Douglas Boyd. Photograph: Hiroyuki ItoThe Saint Paul Chamber Orchestra is one of the finest such ensembles in the United States; over the years, it has achieved a deserved reputation for excellence through not only its many recordings but also its impeccably prepared concerts. On more than one occasion, the orchestra’s live performances have struck this listener as a little bit on the polite side; this evening’s concert, however, broke the mold – and provided more than a few surprises.

Douglas Boyd, whose recent recordings with the Manchester Camerata (England) have greatly impressed with their sizzling musical energy and insight, is entering his fourth year as Artistic Partner of The Saint Paul Chamber Orchestra. This concert revealed a partnership that has resulted in a new level of vitality for this already excellent ensemble.

The program opened with Antonin Dvořák’s ‘other’ serenade, the one for Wind (although the ‘harmonie’ also includes a cello and double bass). The opening Moderato quasi marcia was played with incisive crispness and just the slightest hint of raucous, unrefined sound that befits the music’s character; the syncopated accompanying rhythms of the Andante con moto’s trio section brought to mind the ‘tropical’ music of 20th-century composer Arthur Benjamin; the Allegro molto finale, the most idiomatically Dvořákian movement of the work, was presented with the same sort of exuberant punch that permeates the finales of the composer’s later symphonies and chamber music. Boyd’s welcome approach to the work is the polar opposite of the refined, elegant playing one too often hears with this masterwork of his early maturity.

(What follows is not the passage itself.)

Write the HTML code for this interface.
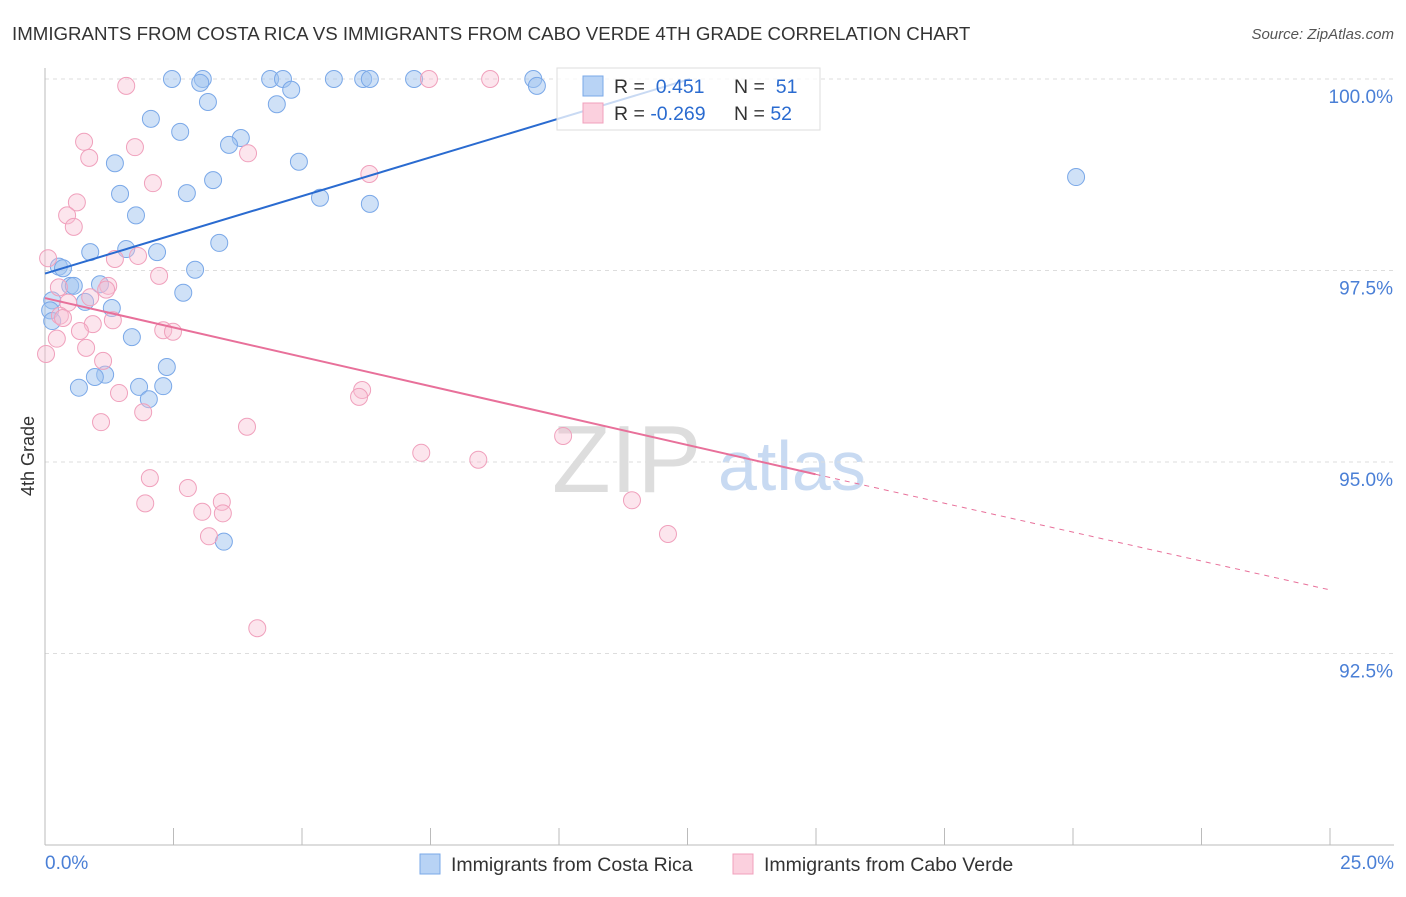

Dawn Upshaw. Photograph: Dario AcostaDawn Upshaw is one of the most popular interpreters of 20th-century and contemporary song. She sang the Stravinsky and Ravel without conductor. The Stravinsky songs are miniatures, each a concentrated dose of aural and textual imagery; Upshaw and the players reveled in the contrasts between the two sets of songs, emphasizing the angular and rhythmic in the “Bal’mont Songs” – music that inhabits the same world as Petrushka – and the lyricism of the tonally centered but significantly more dissonant songs on Japanese texts. Their presentation of the second of the Ravel songs on Mallarmé, ‘Placet futile’, was particularly excellent, with instrumental tone-painting and Upshaw’s evocative, expressive conveying of the poetry coming about as close to perfect as one could imagine.

The second half of the program opened with Osvaldo Golijov’s arrangement of four Schubert songs for soprano and orchestra. This listener has found some of Golijov’s recent works to be a little gimmicky, with their incessant referencing of Eastern European folk-music more cloying than edifying. The present arrangements came as a delightful surprise – Golijov’s restrained use of transforming sonorities and carefully considered orchestrations put the voice, and the words, front and center. The ethereal, shifting sonorities in the very brief interludes between songs – drawn entirely from chordal material from the original piano accompaniments, with sometimes clashing chords flowing into and out of each other – succeeded in framing the songs without drawing too much attention to themselves. Particularly impressive were the deep sonorities that accompany much of “Wanderers Nachtlied” and the delicate sonorities of “Nacht und Träume”.

The concert concluded with the Suite from Stravinsky’s Pulcinella. Boyd put the focus in the opening ‘Sinfonia’ on the angular off-the-beat accents, using a wide palette of articulations (particularly emphatic bowing and dolce wind playing). Boyd honed in on Stravinsky’s knack for setting up clashes between beautiful sonorities and startling touches of orchestration; the slower movements never lagged in momentum, and the ‘Tarantella’ in particular sparkled, suggesting that Stravinsky was not only an enthusiast for Pergolesi and the Italian baroque but also a folk tradition that spans centuries and remains vital to this day. The principal players were given leeway by Boyd to revel in the virtuosic touches that Stravinsky provides and the Suite reached a rousing conclusion.

It is not only gratifying to see a young maestro such as Douglas Boyd more than live up to the reputation of his recordings and critical reception in Europe, but to see a group of musicians as energized and engaged as the Saint Paul Chamber Orchestra.